One website is calling for the Fairfax County Circuit Court to remove the Mason District representative from office for demonstrating “neglect of duty, misuse of office and incompetence in the performance of her required duties as a school board member.”

The site shows that the recall campaign is being spearheaded by the Citizens for Government Integrity LLC, a company based at Seven Corners in Falls Church that filed its business registration on Aug. 29, according to the Virginia State Corporation Commission’s online records.

“I understand people’s feelings about this,” Evans said when asked about the recall campaign. “I don’t think it will get very far, but that’s part of the democratic process too.”

The Mason District representative admits that the name change process could have been handled differently, saying that she wishes it had not taken so long for the board to make its decision and suggesting that the community vote could have been designed to winnow the number of possible new names down from the more than 70 suggestions put on the ballot.

A runoff process where voters narrow down their choices until a single name receives a majority of votes has been used when renaming other FCPS facilities, such as Mason Crest Elementary School in Annandale and Bailey’s Upper Elementary School in Falls Church, according to Evans.

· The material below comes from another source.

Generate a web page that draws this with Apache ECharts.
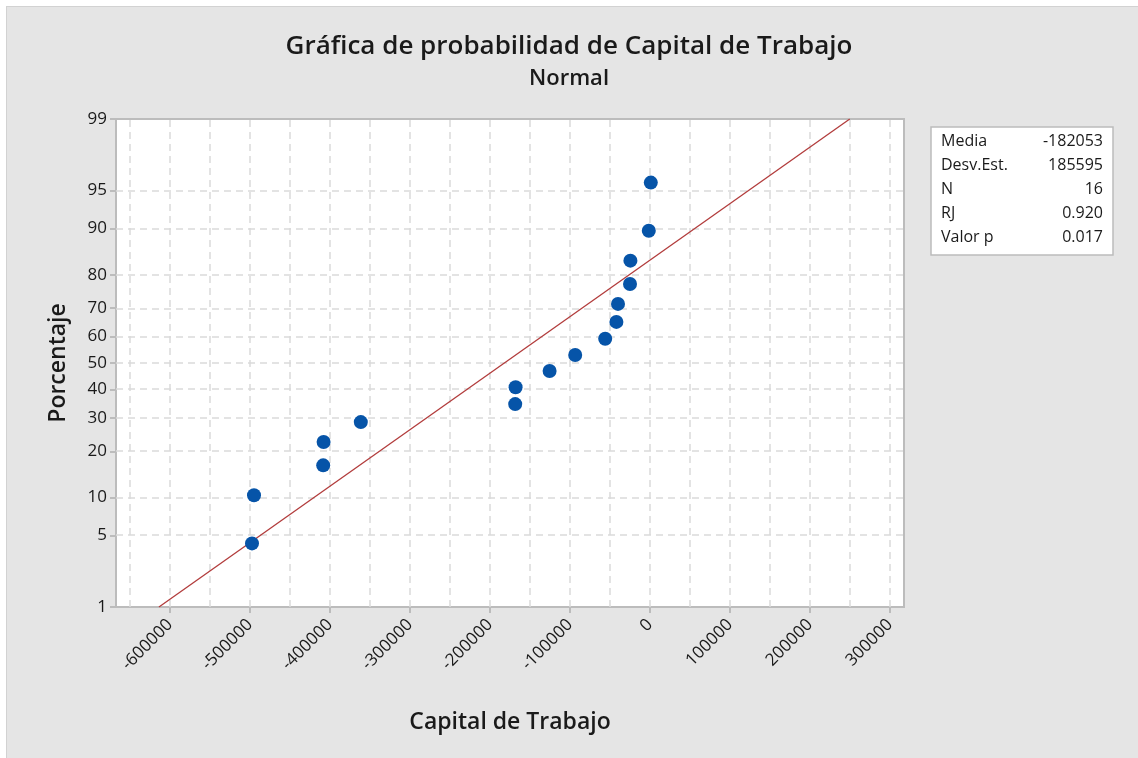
<!DOCTYPE html>
<html>
<head>
<meta charset="utf-8">
<script src="https://cdn.jsdelivr.net/npm/echarts@6/dist/echarts.min.js"></script>
<style>
html,body{margin:0;padding:0;background:#ffffff;width:1138px;height:758px;overflow:hidden;}
#panel{position:absolute;left:6px;top:6px;width:1132px;height:752px;background:#e5e5e5;border-top:1px solid #d2d2d2;border-left:1px solid #d2d2d2;box-sizing:border-box;}
#chart{position:absolute;left:0;top:0;width:1138px;height:758px;}
</style>
</head>
<body>
<div id="panel"></div>
<div id="chart"></div>
<script>
// ---- data ----
const capitalTrabajo = [-497500, -495000, -408500, -408000, -361500, -168500, -168000, -125500,
                        -93500, -56000, -42000, -40000, -25000, -24500, -1500, 1000];
const porcentaje = [4.27, 10.37, 16.46, 22.56, 28.66, 34.76, 40.85, 46.95,
                    53.05, 59.15, 65.24, 71.34, 77.44, 83.54, 89.63, 95.73];
const yTickPercents = [1, 5, 10, 20, 30, 40, 50, 60, 70, 80, 90, 95, 99];
const xTickValues = [-600000, -500000, -400000, -300000, -200000, -100000, 0, 100000, 200000, 300000];
const xGridValues = [-650000, -600000, -550000, -500000, -450000, -400000, -350000, -300000, -250000,
                     -200000, -150000, -100000, -50000, 0, 50000, 100000, 150000, 200000, 250000, 300000];
const yGridPercents = [5, 10, 20, 30, 40, 50, 60, 70, 80, 90, 95];
const statLabels = ['Media', 'Desv.Est.', 'N', 'RJ', 'Valor p'];
const statValues = ['-182053', '185595', '16', '0.920', '0.017'];
const media = -182053, desvEst = 185595;
const xMin = -667500, xMax = 317500;

// ---- probability (normal) scale transform ----
function normInv(p) {
  const a = [-3.969683028665376e+01, 2.209460984245205e+02, -2.759285104469687e+02, 1.383577518672690e+02, -3.066479806614716e+01, 2.506628277459239e+00];
  const b = [-5.447609879822406e+01, 1.615858368580409e+02, -1.556989798598866e+02, 6.680131188771972e+01, -1.328068155288572e+01];
  const c = [-7.784894002430293e-03, -3.223964580411365e-01, -2.400758277161838e+00, -2.549732539343734e+00, 4.374664141464968e+00, 2.938163982698783e+00];
  const d = [7.784695709041462e-03, 3.224671290700398e-01, 2.445134137142996e+00, 3.754408661907416e+00];
  const pl = 0.02425, ph = 1 - pl;
  let q, r;
  if (p < pl) { q = Math.sqrt(-2 * Math.log(p));
    return (((((c[0]*q+c[1])*q+c[2])*q+c[3])*q+c[4])*q+c[5]) / ((((d[0]*q+d[1])*q+d[2])*q+d[3])*q+1); }
  if (p <= ph) { q = p - 0.5; r = q*q;
    return (((((a[0]*r+a[1])*r+a[2])*r+a[3])*r+a[4])*r+a[5])*q / (((((b[0]*r+b[1])*r+b[2])*r+b[3])*r+b[4])*r+1); }
  q = Math.sqrt(-2 * Math.log(1 - p));
  return -(((((c[0]*q+c[1])*q+c[2])*q+c[3])*q+c[4])*q+c[5]) / ((((d[0]*q+d[1])*q+d[2])*q+d[3])*q+1);
}
const z = pct => normInv(pct / 100);
const yTickZ = yTickPercents.map(z);
const yMin = z(1), yMax = z(99);

const points = capitalTrabajo.map((v, i) => [v, z(porcentaje[i])]);
const fitLine = [[media + desvEst * yMin, yMin], [media + desvEst * yMax, yMax]];

const FONT = '"Open Sans", "Noto Sans", sans-serif';
const TXT = '#1a1a1a';
const gridLineStyle = { color: '#dadada', width: 1.5, type: [7, 5] };

const markLines = [];
xGridValues.forEach(v => markLines.push({ xAxis: v }));
yGridPercents.forEach(p => markLines.push({ yAxis: z(p) }));

const chart = echarts.init(document.getElementById('chart'), null, { renderer: 'canvas' });
chart.setOption({
  backgroundColor: 'transparent',
  animation: false,
  title: [
    { text: 'Gráfica de probabilidad de Capital de Trabajo', left: 'center', top: 29,
      textStyle: { fontFamily: FONT, fontSize: 26, fontWeight: 600, color: TXT } },
    { text: 'Normal', left: 'center', top: 63,
      textStyle: { fontFamily: FONT, fontSize: 22, fontWeight: 600, color: TXT } }
  ],
  grid: { left: 116, top: 119, width: 788, height: 488, show: true, backgroundColor: '#ffffff',
          borderColor: '#bcbcbc', borderWidth: 2 },
  xAxis: {
    type: 'value', min: xMin, max: xMax,
    name: 'Capital de Trabajo', nameLocation: 'middle', nameGap: 104,
    nameTextStyle: { fontFamily: FONT, fontSize: 23, fontWeight: 600, color: TXT },
    axisLine: { show: true, onZero: false, lineStyle: { color: '#bcbcbc', width: 2 } },
    axisTick: { show: true, length: 6, customValues: xTickValues, lineStyle: { color: '#bcbcbc', width: 2 } },
    axisLabel: { customValues: xTickValues, rotate: 45, margin: 15, fontFamily: FONT, fontSize: 17, color: TXT,
                 formatter: v => String(v) },
    splitLine: { show: false }
  },
  yAxis: {
    type: 'value', min: yMin, max: yMax,
    name: 'Porcentaje', nameLocation: 'middle', nameGap: 46, nameRotate: 90,
    nameTextStyle: { fontFamily: FONT, fontSize: 23, fontWeight: 600, color: TXT },
    axisLine: { show: true, onZero: false, lineStyle: { color: '#bcbcbc', width: 2 } },
    axisTick: { show: true, length: 6, customValues: yTickZ, lineStyle: { color: '#bcbcbc', width: 2 } },
    axisLabel: { customValues: yTickZ, margin: 9, fontFamily: FONT, fontSize: 17, color: TXT,
      formatter: v => {
        let best = 0, bd = Infinity;
        yTickZ.forEach((t, i) => { const d = Math.abs(t - v); if (d < bd) { bd = d; best = i; } });
        return String(yTickPercents[best]);
      } },
    splitLine: { show: false }
  },
  graphic: [
    { type: 'rect', shape: { x: 931, y: 127, width: 182, height: 128 },
      style: { fill: '#ffffff', stroke: '#bcbcbc', lineWidth: 1.5 }, z: 10 },
    ...statLabels.map((t, i) => ({ type: 'text', x: 941, y: 141 + i * 24, z: 11,
      style: { text: t, fontFamily: FONT, fontSize: 16, fill: TXT, textVerticalAlign: 'middle', textAlign: 'left' } })),
    ...statValues.map((t, i) => ({ type: 'text', x: 1103, y: 141 + i * 24, z: 11,
      style: { text: t, fontFamily: FONT, fontSize: 16, fill: TXT, textVerticalAlign: 'middle', textAlign: 'right' } }))
  ],
  series: [
    { type: 'line', data: [], silent: true, z: 1,
      markLine: { silent: true, symbol: 'none', label: { show: false }, lineStyle: gridLineStyle, z: 1,
                  emphasis: { disabled: true }, data: markLines } },
    { type: 'line', data: fitLine, showSymbol: false, symbol: 'none', silent: true,
      lineStyle: { color: '#b23c3c', width: 1.3 }, z: 3 },
    { type: 'scatter', data: points, symbol: 'circle', symbolSize: 14,
      itemStyle: { color: '#0654a8', opacity: 1, borderWidth: 0 }, z: 5 }
  ]
});
</script>
</body>
</html>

“I think if we could’ve narrowed the number of names down and left it for the community to choose from a smaller number, that would’ve been helpful to the process, but we didn’t, so we had to deal with the input that we did get,” Evans said.

Brabrand took responsibility for how the school system chose to execute the community voting process when he presented to the board on Sept. 28.

As J.E.B. Stuart High School prepares to make a transition to Justice High, Evans hopes that the public can accept the outcome of the name change debate and find ways to come back together as a community.

“We need to remember that the students go there every day with a warm, welcoming, and positive environment,” Evans said. “I hope that we can move forward with the positivity with which this school is known.”